Это только очень взрослые и скучные люди понимают, что агрессия -

всегда реакция на угрозу: наши враги всегда ненавидят нас за то, что мы представляем опасность для их покоя, имущества, самооценки, для их надежд либо иллюзий – словом, ненавидят всегда за дело.

Последнее вовсе не означает, что мы должны отступать и растворяться перед лицом всякой неприязни – мы вовсе не обязаны уважать ненависть бездари к таланту, ненависть лодыря к труженику, ненависть хулигана к добропорядочному обывателю и т.д. и т.п. Но, защищаясь сколь угодно решительно, взрослый человек все равно помнит: враг испытывает ненависть ко мне не потому, что является земным агентом

Зла, а потому, что я каким-то образом мешаю ему жить. Мешаю своей активностью или своей пассивностью, своим умом или своей глупостью, своей недоверчивостью или своим простодушием, своей нетерпеливостью или своим смирением, раздражительностью или кротостью, скупостью или щедростью, богатством или бедностью, но чем-нибудь да мешаю.

Понимание причин вражды чаще, по-видимому, облегчает поиск

“взаимного согласия” – хотя иногда и, наоборот, вскрывает непримиримость столкнувшихся интересов. Но даже и в менее безнадежных случаях боевое острие, “каленый клин” конфликтующих лагерей обычно составляют бесхитростные младенцы, для которых всякий, кто не кричит вместе с нами простодушное “Долой!” и

“Мерзавцы!”, есть вражеский лазутчик.

А попробуем пробежаться хотя бы по девятнадцатому веку невинными глазами младенца еврейского, младенца русского, а также глазами взрослого человека, на роль которого рискну предложить себя.

Собственно, младенцы-то сумели бы передраться и из-за хазарского каганата с жидовствующей ересью, но для взрослых людей это уже малоактуально.

Впрочем, виноват высочайший указ 1791 года “О недозволении евреям записываться в купечество внутренних губерний”, и мною был он прочитан со злободневным интересом, точнее, комментарии к нему. А именно: “все торгово-промышленное сословие (купцы и мещане) не пользовалось свободой передвижения, было прикреплено к месту приписки (чтобы отъездом своим не понижать платежеспособность своих городских обществ)”. А потому, сообщает “Еврейская энциклопедия

1906-1913 гг.” (т.7, с.591-592), этим указом “было положено начало черты оседлости, хотя и непреднамеренно”. “По обстоятельствам того времени, – разъясняет Энциклопедия, – этот указ не заключал в себе ничего такого, что ставило бы евреев в этом отношении в менее благоприятное положение сравнительно с христианами”. “Центр тяжести указа 1791 г. не в том, – подытоживает Энциклопедия, – что то были евреи, а в том, что то были торговые люди”.

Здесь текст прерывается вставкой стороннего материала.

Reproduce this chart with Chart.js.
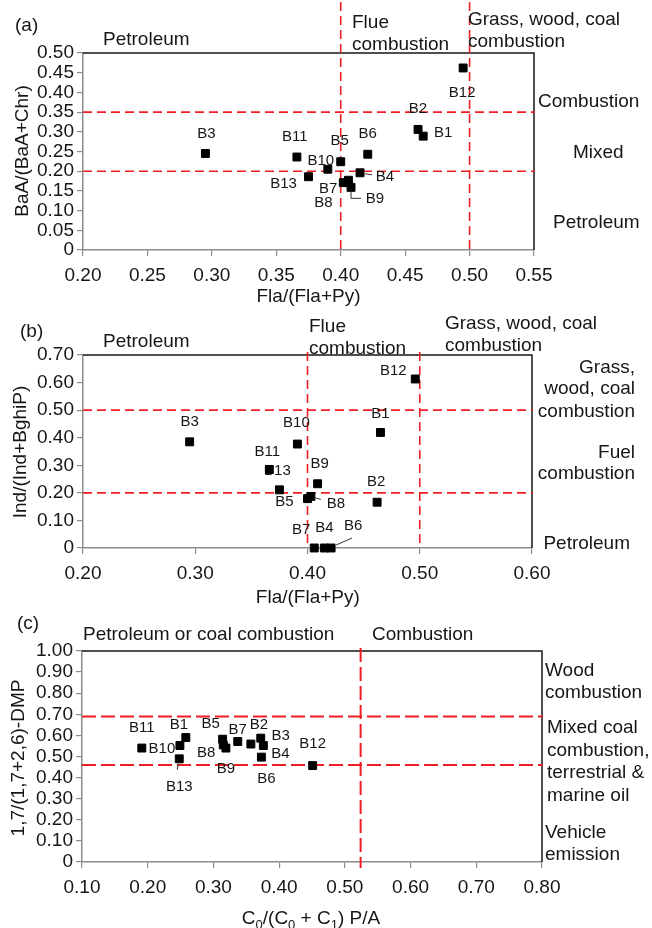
<!DOCTYPE html>
<html>
<head>
<meta charset="utf-8">
<script src="https://cdn.jsdelivr.net/npm/chart.js@4.4.1/dist/chart.umd.min.js"></script>
<style>
  html, body { margin: 0; padding: 0; background: #fff; }
  #wrap { position: relative; width: 652px; height: 928px; overflow: hidden; }
  #wrap canvas { position: absolute; left: 0; }
</style>
</head>
<body>
<div id="wrap">
  <canvas id="chart-a" width="652" height="310" style="top:0px"></canvas>
  <canvas id="chart-b" width="652" height="310" style="top:300px"></canvas>
  <canvas id="chart-c" width="652" height="318" style="top:610px"></canvas>
</div>
<script>
// ── Data ──────────────────────────────────────
const SAMPLES = ['B1', 'B2', 'B3', 'B4', 'B5', 'B6', 'B7', 'B8', 'B9', 'B10', 'B11', 'B12', 'B13'];

// (a) Fla/(Fla+Py) vs BaA/(BaA+Chr)
const flaA = [0.464, 0.460, 0.295, 0.415, 0.400, 0.421, 0.402, 0.406, 0.408, 0.390, 0.366, 0.495, 0.375];
const baaA = [0.289, 0.306, 0.245, 0.196, 0.224, 0.243, 0.171, 0.177, 0.159, 0.205, 0.236, 0.462, 0.186];
const xTicksA = [0.20, 0.25, 0.30, 0.35, 0.40, 0.45, 0.50, 0.55];
const yTicksA = [0, 0.05, 0.10, 0.15, 0.20, 0.25, 0.30, 0.35, 0.40, 0.45, 0.50];
const vLinesA = [0.40, 0.50];
const hLinesA = [0.20, 0.35];

// (b) Fla/(Fla+Py) vs Ind/(Ind+BghiP)
const flaB = [0.465, 0.462, 0.295, 0.415, 0.400, 0.421, 0.406, 0.403, 0.409, 0.391, 0.366, 0.496, 0.375];
const indB = [0.419, 0.166, 0.385, 0, 0.179, 0, 0, 0.187, 0.233, 0.377, 0.285, 0.613, 0.211];
const xTicksB = [0.20, 0.30, 0.40, 0.50, 0.60];
const yTicksB = [0, 0.10, 0.20, 0.30, 0.40, 0.50, 0.60, 0.70];
const vLinesB = [0.40, 0.50];
const hLinesB = [0.20, 0.50];

// (c) C0/(C0+C1) P/A vs 1,7/(1,7+2,6)-DMP
const c0C  = [0.258, 0.357, 0.372, 0.376, 0.314, 0.373, 0.337, 0.315, 0.319, 0.249, 0.191, 0.451, 0.248];
const dmpC = [0.590, 0.559, 0.587, 0.552, 0.582, 0.497, 0.571, 0.555, 0.540, 0.552, 0.540, 0.457, 0.489];
const xTicksC = [0.10, 0.20, 0.30, 0.40, 0.50, 0.60, 0.70, 0.80];
const yTicksC = [0, 0.10, 0.20, 0.30, 0.40, 0.50, 0.60, 0.70, 0.80, 0.90, 1.00];
const vLinesC = [0.524];
const hLinesC = [0.46, 0.69];

// ── Styling helpers ───────────────────────────
const FONT = '"Liberation Sans", Arial, Helvetica, sans-serif';
const RED  = 'rgb(238,30,36)';
const INK  = '#161616';
const W    = 652;
const fmt  = v => v === 0 ? '0' : v.toFixed(2);

// label offsets (px) from each marker, per panel
const offA = { B1: [20, -3], B2: [0, -21], B3: [1, -20], B4: [25, 4], B5: [-1, -21], B6: [0, -20], B7: [-15, 6],
  B8: [-25, 23], B9: [24, 12], B10: [-7, -8], B11: [-2, -20], B12: [-1, 25], B13: [-25, 7] };
const offB = { B1: [0, -19], B2: [-1, -20], B3: [0, -20], B4: [0, -20], B5: [-23, 3], B6: [22, -22], B7: [-13, -18],
  B8: [25, 7], B9: [2, -20], B10: [-1, -21], B11: [-2, -18], B12: [-22, -8], B13: [-2, -19] };
const offC = { B1: [-7, -13], B2: [8, -19], B3: [20, -2], B4: [17, 8], B5: [-12, -15], B6: [5, 22], B7: [0, -12],
  B8: [-17, 8], B9: [0, 21], B10: [-18, 3], B11: [0, -20], B12: [0, -22], B13: [0, 28] };

function overlay(o) {
  return {
    id: 'overlay',
    beforeDatasetsDraw(chart) {
      const { ctx, chartArea: a } = chart;
      const x = chart.scales.x, y = chart.scales.y;
      ctx.save();
      // black top/right frame
      ctx.strokeStyle = INK;
      ctx.lineWidth = 1.5;
      ctx.beginPath();
      ctx.moveTo(a.left, a.top); ctx.lineTo(a.right, a.top); ctx.lineTo(a.right, a.bottom);
      ctx.stroke();

      // red dashed boundaries
      ctx.strokeStyle = RED;
      ctx.lineWidth = o.dashWidth;
      ctx.setLineDash(o.dash);
      o.vLines.forEach(v => {
        const px = x.getPixelForValue(v);
        ctx.beginPath(); ctx.moveTo(px, o.vTop(a)); ctx.lineTo(px, a.bottom + o.vBelow); ctx.stroke();
      });
      o.hLines.forEach(v => {
        const py = y.getPixelForValue(v);
        ctx.beginPath(); ctx.moveTo(a.left, py); ctx.lineTo(a.right + 1, py); ctx.stroke();
      });
      ctx.setLineDash([]);

      // sample labels (under the markers)
      ctx.font = `15px ${FONT}`;
      ctx.fillStyle = INK;
      ctx.textAlign = 'center';
      ctx.textBaseline = 'middle';
      SAMPLES.forEach((s, i) => {
        const px = x.getPixelForValue(o.xs[i]), py = y.getPixelForValue(o.ys[i]);
        const [dx, dy] = o.offsets[s];
        ctx.fillText(s, px + dx, py + dy);
      });

      // leader lines
      ctx.strokeStyle = '#333';
      ctx.lineWidth = 1;
      (o.leaders || []).forEach(([s, path]) => {
        const i = SAMPLES.indexOf(s);
        const px = x.getPixelForValue(o.xs[i]), py = y.getPixelForValue(o.ys[i]);
        ctx.beginPath();
        for (let k = 0; k < path.length; k += 2) {
          const fn = k === 0 ? 'moveTo' : 'lineTo';
          ctx[fn](px + path[k], py + path[k + 1]);
        }
        ctx.stroke();
      });
      ctx.restore();
    },
    afterDraw(chart) {
      const ctx = chart.ctx;
      ctx.save();
      ctx.fillStyle = INK;
      ctx.font = `19px ${FONT}`;
      ctx.textBaseline = 'alphabetic';
      o.texts.forEach(([t, tx, ty, align]) => {
        ctx.textAlign = align || 'left';
        ctx.fillText(t, tx, ty);
      });

      // y-axis title
      ctx.save();
      ctx.translate(o.yTitle[1], o.yTitle[2]);
      ctx.rotate(-Math.PI / 2);
      ctx.textAlign = 'center';
      ctx.textBaseline = 'middle';
      ctx.fillText(o.yTitle[0], 0, 0);
      ctx.restore();

      // x-axis title, pieces may be subscripts
      const parts = o.xTitle[0];
      const size = p => p[1] ? 13 : 19;
      let total = 0;
      parts.forEach(p => { ctx.font = `${size(p)}px ${FONT}`; total += ctx.measureText(p[0]).width; });
      let cx = o.xTitle[1] - total / 2;
      ctx.textAlign = 'left';
      parts.forEach(p => {
        ctx.font = `${size(p)}px ${FONT}`;
        ctx.fillText(p[0], cx, o.xTitle[2] + (p[1] ? 5 : 0));
        cx += ctx.measureText(p[0]).width;
      });
      ctx.restore();
    },
  };
}

function makePanel(id, o) {
  const H = document.getElementById(id).height;
  const pts = o.xs.map((v, i) => ({ x: v, y: o.ys[i] }));
  const tickFont = { family: FONT, size: 19 };
  return new Chart(document.getElementById(id), {
    type: 'scatter',
    data: {
      datasets: [{
        data: pts,
        pointStyle: 'rect',
        pointRadius: 5.6,
        pointHoverRadius: 5.6,
        backgroundColor: '#000',
        borderColor: '#000',
        borderWidth: 1,
        clip: false,
      }],
    },
    options: {
      responsive: false,
      animation: false,
      events: [],
      layout: { padding: { top: o.area.top, right: W - o.area.right, left: 0, bottom: 0 } },
      plugins: { legend: { display: false }, tooltip: { enabled: false } },
      scales: {
        x: {
          type: 'linear',
          min: o.xTicks[0], max: o.xTicks[o.xTicks.length - 1],
          afterBuildTicks: s => { s.ticks = o.xTicks.map(v => ({ value: v })); },
          afterFit: s => { s.height = H - o.area.bottom; },
          ticks: { callback: fmt, font: tickFont, color: INK, padding: 8, maxRotation: 0, autoSkip: false },
          grid: { drawOnChartArea: false, tickLength: 6, color: '#8c8c8c', lineWidth: 1.2 },
          border: { color: '#8c8c8c', width: 1.5 },
        },
        y: {
          type: 'linear',
          min: o.yTicks[0], max: o.yTicks[o.yTicks.length - 1],
          afterBuildTicks: s => { s.ticks = o.yTicks.map(v => ({ value: v })); },
          afterFit: s => { s.width = o.area.left; },
          ticks: { callback: fmt, font: tickFont, color: INK, padding: 3, autoSkip: false },
          grid: { drawOnChartArea: false, tickLength: 6, color: '#8c8c8c', lineWidth: 1.2 },
          border: { color: '#8c8c8c', width: 1.5 },
        },
      },
    },
    plugins: [overlay(o)],
  });
}

// ── (a) ───────────────────────────────────────
makePanel('chart-a', {
  xs: flaA, ys: baaA, xTicks: xTicksA, yTicks: yTicksA,
  vLines: vLinesA, hLines: hLinesA,
  area: { left: 83, top: 53, right: 534, bottom: 250 },
  dash: [9, 5], dashWidth: 1.6, vTop: () => 2, vBelow: 0,
  offsets: offA,
  leaders: [['B4', [5, 1, 12, 2]], ['B9', [0, 4, 0, 11, 10, 11]]],
  texts: [
    ['(a)', 15, 31], ['Petroleum', 103, 45],
    ['Flue', 352, 28], ['combustion', 352, 50],
    ['Grass, wood, coal', 468, 24.5], ['combustion', 468, 46.5],
    ['Combustion', 538, 107], ['Mixed', 573, 158], ['Petroleum', 553, 228],
  ],
  yTitle: ['BaA/(BaA+Chr)', 23, 151],
  xTitle: [[['Fla/(Fla+Py)', false]], 308.5, 302],
});

// ── (b) ───────────────────────────────────────
makePanel('chart-b', {
  xs: flaB, ys: indB, xTicks: xTicksB, yTicks: yTicksB,
  vLines: vLinesB, hLines: hLinesB,
  area: { left: 83, top: 55, right: 532, bottom: 248 },
  dash: [9, 5], dashWidth: 1.6, vTop: a => a.top - 3, vBelow: 0,
  offsets: offB,
  leaders: [['B6', [5, -3, 21, -10]], ['B8', [3, 1, 10, 3]]],
  texts: [
    ['(b)', 20, 36.5], ['Petroleum', 103, 47.3],
    ['Flue', 309, 32], ['combustion', 309, 54.3],
    ['Grass, wood, coal', 445, 29.3], ['combustion', 445, 51],
    ['Grass,', 635, 72.7, 'right'], ['wood, coal', 635, 94.3, 'right'], ['combustion', 635, 116.7, 'right'],
    ['Fuel', 635, 157.7, 'right'], ['combustion', 635, 179.3, 'right'],
    ['Petroleum', 630, 249.3, 'right'],
  ],
  yTitle: ['Ind/(Ind+BghiP)', 21, 152],
  xTitle: [[['Fla/(Fla+Py)', false]], 307.8, 302.5],
});

// ── (c) ───────────────────────────────────────
makePanel('chart-c', {
  xs: c0C, ys: dmpC, xTicks: xTicksC, yTicks: yTicksC,
  vLines: vLinesC, hLines: hLinesC,
  area: { left: 82, top: 41, right: 542, bottom: 252 },
  dash: [14, 5], dashWidth: 2, vTop: a => a.top - 3, vBelow: 6,
  offsets: offC,
  leaders: [['B13', [-1, 5, -2, 11]]],
  texts: [
    ['(c)', 17, 19.3], ['Petroleum or coal combustion', 83, 30], ['Combustion', 372, 30],
    ['Wood', 545, 66], ['combustion', 545, 88.3],
    ['Mixed coal', 547, 123.3], ['combustion,', 547, 145.7], ['terrestrial &', 547, 167.7], ['marine oil', 547, 190.7],
    ['Vehicle', 545, 227.7], ['emission', 545, 250],
  ],
  yTitle: ['1,7/(1,7+2,6)-DMP', 19, 148],
  xTitle: [[['C', false], ['0', true], ['/(C', false], ['0', true], [' + C', false], ['1', true], [') P/A', false]], 311, 314],
});
</script>
</body>
</html>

А я-то прежде “знал”, что черта оседлости создавалась специально против евреев… “Разумеется, специально! – подхватит обитатель еврейского Эдема. – Солженицын просто выгораживает своих”. – “Я и раньше знал, что русское правительство никогда не было антисемитским, – пожмет плечами обитатель русского Эдема и хорошо, если не прибавит: – Вот отсюда-то и все наши беды”.

Младенцев, живущих под лозунгом “Я так и знал”, ничем удивить невозможно. Но вот лично я просто никогда и ничего не слышал о почти столетних усилиях российского правительства “посадить евреев на землю”: тот факт, что евреям запрещалось земледелие, ощущался мною без тени сомнения, как и все факты из разряда “Это знает каждый”. Но стоило задуматься, в чем состояли реальные интересы конфликтующих сторон, ищущих пользы для себя, а не бескорыстного ущерба для другого, – как история, излагаемая Солженицыным, начинает представляться вполне естественной. Вот возникло вынужденное сожительство двух народов, один из которых более или менее привычен к финансовым операциям, а другой привычен только к хлебопашеству, один уже освоил алкогольный бизнес, а другой в значительной своей части еще не освоил контроль алкогольного потребления… И все это в условиях чрезвычайной скученности на территории, где с трудом могло прокормиться и коренное население…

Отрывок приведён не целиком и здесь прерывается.